For maps \(F:M\to G\) to a Lie group, the Darboux derivative is the \(\mathfrak{g}\)-valued \(1\)-form given as the pull-back of the Maurer-Cartan form via \(F\). Here the authors give a definition of a Maurer-Cartan form of homogeneous spaces \(G/H\) that is suitable for defining also a Darboux derivative \(\mu_F\) for mappings \(F:M\to G/H\). Having this, they characterize harmonicity of a map to \(M/G\) by the following theorem.
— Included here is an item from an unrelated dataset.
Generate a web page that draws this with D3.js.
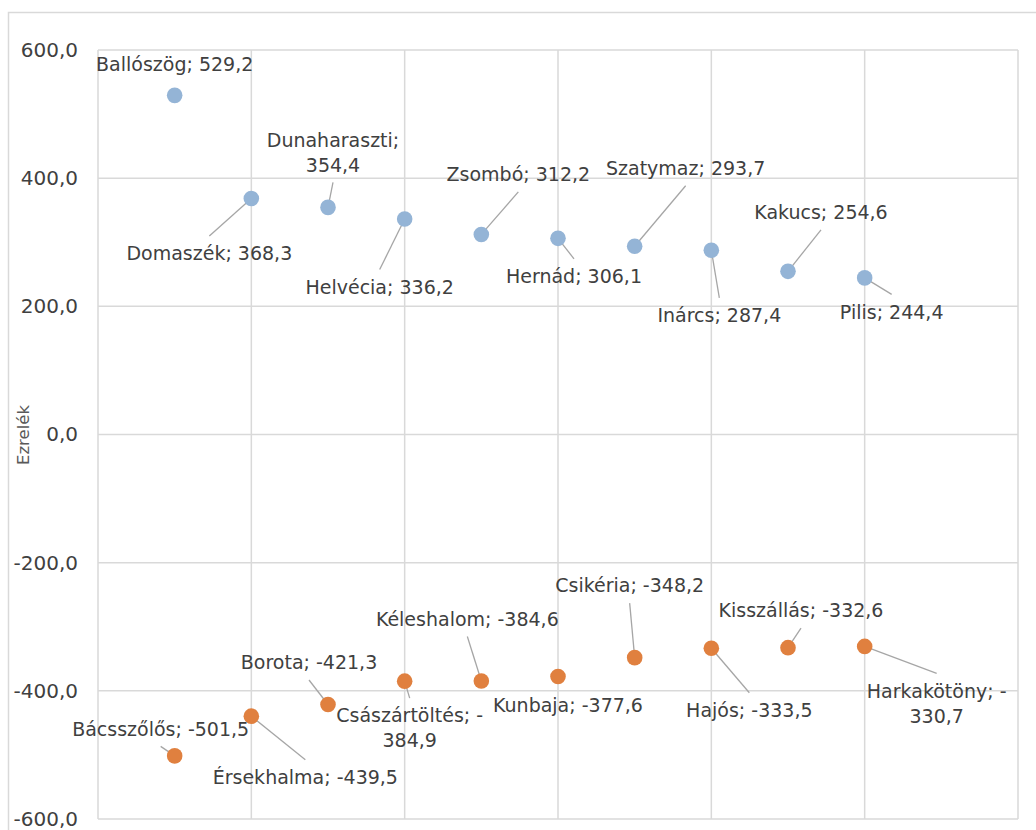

Suppose that \(\pi:G\to G/H\) is an affine submersion with horizontal distribution, for connections \(\nabla^G\) on \(G\) and \(\nabla^{G/H}\) on \(G/H\) suitably chosen. Let \(M\) be a Riemannian manifold and \(F:M\to G/H\) a smooth map. Then \(F\) is a harmonic map if and only if \(d^*\mu_F-\mathrm{tr}(\mu_F^*\nabla^{G/H})=0\). Some applications to the case \(G/H=\mathrm{SL}(n,\mathbb R)/\mathrm{SO}(n,\mathbb{R})\) are also given.